In the wake of Jose Inez Garcia Zarate‘s acquittal for the killing of Kate Steinle, Gregory Lu, a student at University of California San Diego, posted flyers on campus with Steinle’s picutre and the phrase “She had dreams too.” As a result, he was called before the school’s Office for the Prevention of Harassment & Discrimination, amid complaints from campus Democrats.

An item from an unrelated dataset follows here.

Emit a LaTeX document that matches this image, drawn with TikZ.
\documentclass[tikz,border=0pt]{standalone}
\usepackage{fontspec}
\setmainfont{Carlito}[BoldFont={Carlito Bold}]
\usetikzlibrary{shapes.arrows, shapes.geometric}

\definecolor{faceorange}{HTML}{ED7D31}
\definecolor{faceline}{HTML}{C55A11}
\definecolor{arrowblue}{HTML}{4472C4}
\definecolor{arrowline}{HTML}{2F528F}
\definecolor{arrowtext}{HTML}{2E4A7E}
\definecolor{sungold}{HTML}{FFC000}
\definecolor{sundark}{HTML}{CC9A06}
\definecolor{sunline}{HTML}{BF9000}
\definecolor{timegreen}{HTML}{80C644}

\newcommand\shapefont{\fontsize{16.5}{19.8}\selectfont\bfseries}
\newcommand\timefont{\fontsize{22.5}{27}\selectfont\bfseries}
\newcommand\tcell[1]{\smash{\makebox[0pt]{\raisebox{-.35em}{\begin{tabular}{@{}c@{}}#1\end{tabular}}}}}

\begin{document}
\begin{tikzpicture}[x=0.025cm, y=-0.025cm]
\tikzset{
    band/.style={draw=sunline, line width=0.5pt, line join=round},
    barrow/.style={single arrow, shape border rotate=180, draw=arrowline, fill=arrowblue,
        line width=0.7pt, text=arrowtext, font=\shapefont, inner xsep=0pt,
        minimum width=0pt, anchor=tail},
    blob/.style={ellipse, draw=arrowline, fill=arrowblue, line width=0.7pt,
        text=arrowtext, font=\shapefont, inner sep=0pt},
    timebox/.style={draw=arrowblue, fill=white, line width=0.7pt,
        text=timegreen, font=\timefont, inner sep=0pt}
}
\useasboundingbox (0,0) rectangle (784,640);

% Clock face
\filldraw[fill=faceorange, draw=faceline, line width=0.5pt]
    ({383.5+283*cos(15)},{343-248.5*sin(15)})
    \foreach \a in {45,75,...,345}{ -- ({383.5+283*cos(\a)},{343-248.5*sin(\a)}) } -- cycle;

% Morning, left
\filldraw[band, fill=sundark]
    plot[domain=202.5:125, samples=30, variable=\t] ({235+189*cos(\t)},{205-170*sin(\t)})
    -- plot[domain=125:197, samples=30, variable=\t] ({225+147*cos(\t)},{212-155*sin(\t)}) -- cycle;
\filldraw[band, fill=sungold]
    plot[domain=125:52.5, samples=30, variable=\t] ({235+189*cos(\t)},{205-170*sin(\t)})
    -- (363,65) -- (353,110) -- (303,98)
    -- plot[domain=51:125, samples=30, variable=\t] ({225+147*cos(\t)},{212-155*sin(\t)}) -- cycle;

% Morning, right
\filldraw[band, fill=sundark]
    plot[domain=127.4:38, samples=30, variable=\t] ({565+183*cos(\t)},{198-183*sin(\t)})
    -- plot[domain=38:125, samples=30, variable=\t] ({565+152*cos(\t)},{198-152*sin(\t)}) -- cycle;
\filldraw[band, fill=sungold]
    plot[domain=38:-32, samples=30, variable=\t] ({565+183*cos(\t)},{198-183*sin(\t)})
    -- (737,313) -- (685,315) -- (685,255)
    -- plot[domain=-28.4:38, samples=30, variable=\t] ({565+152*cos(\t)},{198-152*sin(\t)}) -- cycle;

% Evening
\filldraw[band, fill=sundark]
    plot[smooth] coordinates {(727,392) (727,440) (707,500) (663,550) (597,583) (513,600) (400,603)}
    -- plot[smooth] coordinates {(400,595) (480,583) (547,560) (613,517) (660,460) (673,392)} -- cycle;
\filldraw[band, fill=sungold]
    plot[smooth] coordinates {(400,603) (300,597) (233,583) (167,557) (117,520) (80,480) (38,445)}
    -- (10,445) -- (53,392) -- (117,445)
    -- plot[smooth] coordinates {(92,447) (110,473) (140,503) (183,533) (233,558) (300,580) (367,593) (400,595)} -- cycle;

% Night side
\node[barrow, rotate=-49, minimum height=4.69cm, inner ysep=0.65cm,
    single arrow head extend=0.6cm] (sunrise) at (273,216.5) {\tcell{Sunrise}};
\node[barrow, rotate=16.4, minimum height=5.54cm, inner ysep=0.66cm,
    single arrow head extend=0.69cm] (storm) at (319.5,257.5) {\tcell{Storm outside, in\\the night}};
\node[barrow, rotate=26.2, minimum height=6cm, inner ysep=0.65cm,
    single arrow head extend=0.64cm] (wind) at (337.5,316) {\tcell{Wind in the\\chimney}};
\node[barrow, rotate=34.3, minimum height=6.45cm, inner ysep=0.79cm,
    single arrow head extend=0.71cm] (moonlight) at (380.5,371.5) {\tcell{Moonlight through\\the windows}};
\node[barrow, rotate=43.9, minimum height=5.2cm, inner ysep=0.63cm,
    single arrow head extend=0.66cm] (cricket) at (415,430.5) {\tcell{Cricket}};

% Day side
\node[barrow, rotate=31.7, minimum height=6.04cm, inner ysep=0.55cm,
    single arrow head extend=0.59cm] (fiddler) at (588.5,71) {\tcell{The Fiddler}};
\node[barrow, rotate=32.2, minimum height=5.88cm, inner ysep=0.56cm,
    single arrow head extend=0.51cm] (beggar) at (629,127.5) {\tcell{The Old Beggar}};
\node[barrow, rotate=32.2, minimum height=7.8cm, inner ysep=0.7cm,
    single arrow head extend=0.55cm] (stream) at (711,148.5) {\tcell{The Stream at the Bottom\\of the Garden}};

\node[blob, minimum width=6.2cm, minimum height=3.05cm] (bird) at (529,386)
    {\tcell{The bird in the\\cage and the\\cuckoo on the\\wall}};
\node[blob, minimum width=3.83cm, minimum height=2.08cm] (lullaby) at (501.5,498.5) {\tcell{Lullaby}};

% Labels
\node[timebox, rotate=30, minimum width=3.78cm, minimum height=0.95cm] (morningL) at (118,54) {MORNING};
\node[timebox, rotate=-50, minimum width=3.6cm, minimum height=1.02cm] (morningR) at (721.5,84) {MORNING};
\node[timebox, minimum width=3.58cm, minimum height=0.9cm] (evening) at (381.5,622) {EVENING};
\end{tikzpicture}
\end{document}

Zarate claimed that it was an accident when a gun he picked up went off, resulting in Steinle being fatally shot. Still, the fact that he was in the country in the first place drew outrage from many, because he had previously been deported from the United States on five separate occasions, and was wanted for a sixth deportation. Steinle’s death became a rallying point for those in favor of stronger immigration policies and against “sanctuary cities” that protect undocumented immigrants in the custody of local law enforcement officials from federal immigration authorities.

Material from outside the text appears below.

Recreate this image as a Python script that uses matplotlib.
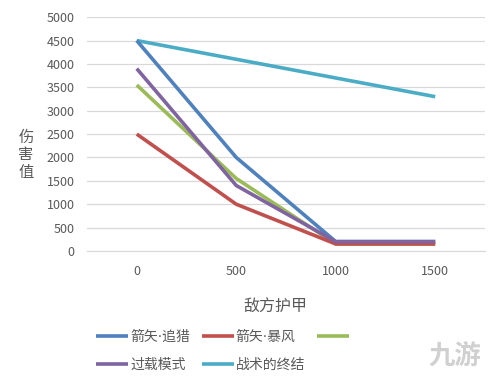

Within that context, UCSD College Democrats called Lu’s posters “racist propaganda … targeting undocumented students and the undocumented community” in a Facebook post. This is likely due to Lu’s “She had dreams too” caption, and the fact that undocumented students benefiting from President Barack Obama‘s DACA program are commonly known as “Dreamers.”

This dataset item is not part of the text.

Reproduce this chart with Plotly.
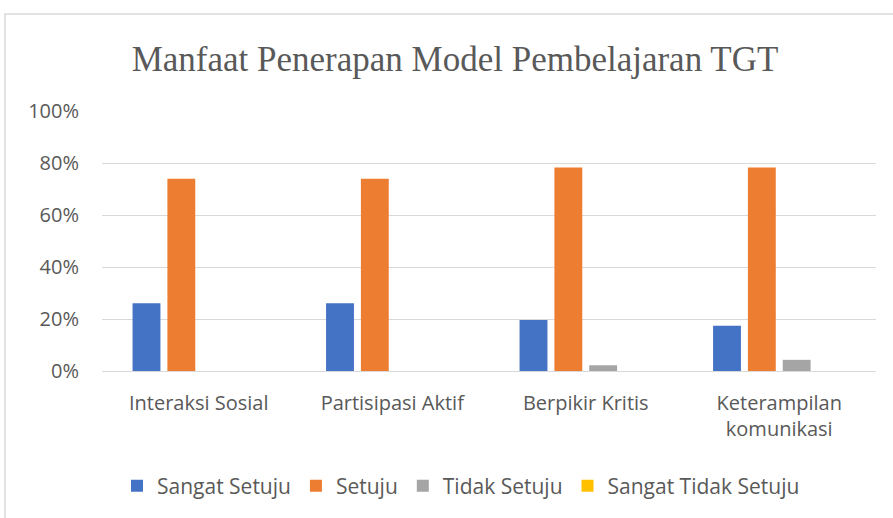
import plotly.graph_objects as go

categories = ["Interaksi Sosial", "Partisipasi Aktif", "Berpikir Kritis", "Keterampilan<br>komunikasi"]
sangat_setuju = [0.261, 0.261, 0.196, 0.174]
setuju = [0.739, 0.739, 0.783, 0.783]
tidak_setuju = [0.0, 0.0, 0.022, 0.043]
sangat_tidak_setuju = [0.0, 0.0, 0.0, 0.0]
tick_vals = [0, 0.2, 0.4, 0.6, 0.8, 1.0]
tick_text = ["0%", "20%", "40%", "60%", "80%", "100%"]

series = [
    ("Sangat Setuju", sangat_setuju, "#4472C4"),
    ("Setuju", setuju, "#ED7D31"),
    ("Tidak Setuju", tidak_setuju, "#A5A5A5"),
    ("Sangat Tidak Setuju", sangat_tidak_setuju, "#FFC000"),
]

W, H = 893, 518
L, R, T, B = 102, 17, 111, 147
pw, ph = W - L - R, H - T - B

fig = go.Figure()
for name, vals, col in series:
    fig.add_trace(go.Bar(x=categories, y=vals, name=name, marker=dict(color=col, line=dict(width=0))))

def px(x):
    return (x - L) / pw

def py(y):
    return (H - B - y) / ph

SANS = "Open Sans, sans-serif"

fig.update_layout(
    width=W, height=H,
    margin=dict(l=L, r=R, t=T, b=B),
    paper_bgcolor="white", plot_bgcolor="white",
    barmode="group", bargap=0.28, bargroupgap=0.2,
    font=dict(family=SANS, size=20, color="#595959"),
    title=dict(text="Manfaat Penerapan Model Pembelajaran TGT",
               font=dict(family="Liberation Serif, serif", size=35, color="#595959"),
               x=px(455), xref="paper", xanchor="center",
               y=1 - 59 / H, yref="container", yanchor="middle"),
    xaxis=dict(showgrid=False, showline=False, ticks="", ticklabelstandoff=18,
               tickfont=dict(family=SANS, size=20, color="#595959")),
    yaxis=dict(range=[0, 1.0], tickvals=tick_vals, ticktext=tick_text,
               showgrid=True, gridcolor="#d9d9d9", gridwidth=1,
               zeroline=True, zerolinecolor="#d9d9d9", zerolinewidth=1,
               showline=False, ticks="", ticklabelstandoff=22,
               tickfont=dict(family=SANS, size=20, color="#595959")),
    legend=dict(orientation="h", x=px(461), xanchor="center", y=py(486), yanchor="middle",
                font=dict(family=SANS, size=21, color="#595959"), itemwidth=30, traceorder="normal"),
    shapes=[dict(type="rect", xref="paper", yref="paper",
                 x0=px(5), x1=px(905), y0=py(530), y1=py(14),
                 line=dict(color="#d9d9d9", width=1.5), layer="below")],
)

fig.write_html("out.html", config={"displayModeBar": False},
               post_script="document.body.style.margin='0';")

Whether Lu meant his posters to be a politically charged statement or a mere expression of support for the victim in the case, the school’s involvement raises First Amendment concerns. As a public university, summoning a student before a university body due to speech could be problematic. George Washington University Law Professor Jonathan Turley expressed his concern in a recent blog post.
“This is clearly a political statement and protected speech,” Turley said. “Calling in a student to answer for such postings is a chilling and inappropriate action. Instead, the office should ask those complaining to satisfy a minimal burden of proof that such posters constitute hate speech or proscribed conduct.”
Indeed, while undocumented students may have felt slighted by the flyers, that doesn’t mean that was the intention, as there was no overt message directed against any group. It’s one thing for people to disagree with a message, it’s something else entirely for a public university to summon a student for potential disciplinary action just because some other students don’t like what he said.
“The intolerance shown in this matter were those labeling such posters and racist and hate speech,” Turley wrote. “If these reports are accurate, the University should be acting to reinforce the principles of free speech rather than declining comment and calling in Lu to answer for his exercise of free speech.”
According to local ABC10, the university has yet to comment on the matter, and Lu has hired a lawyer.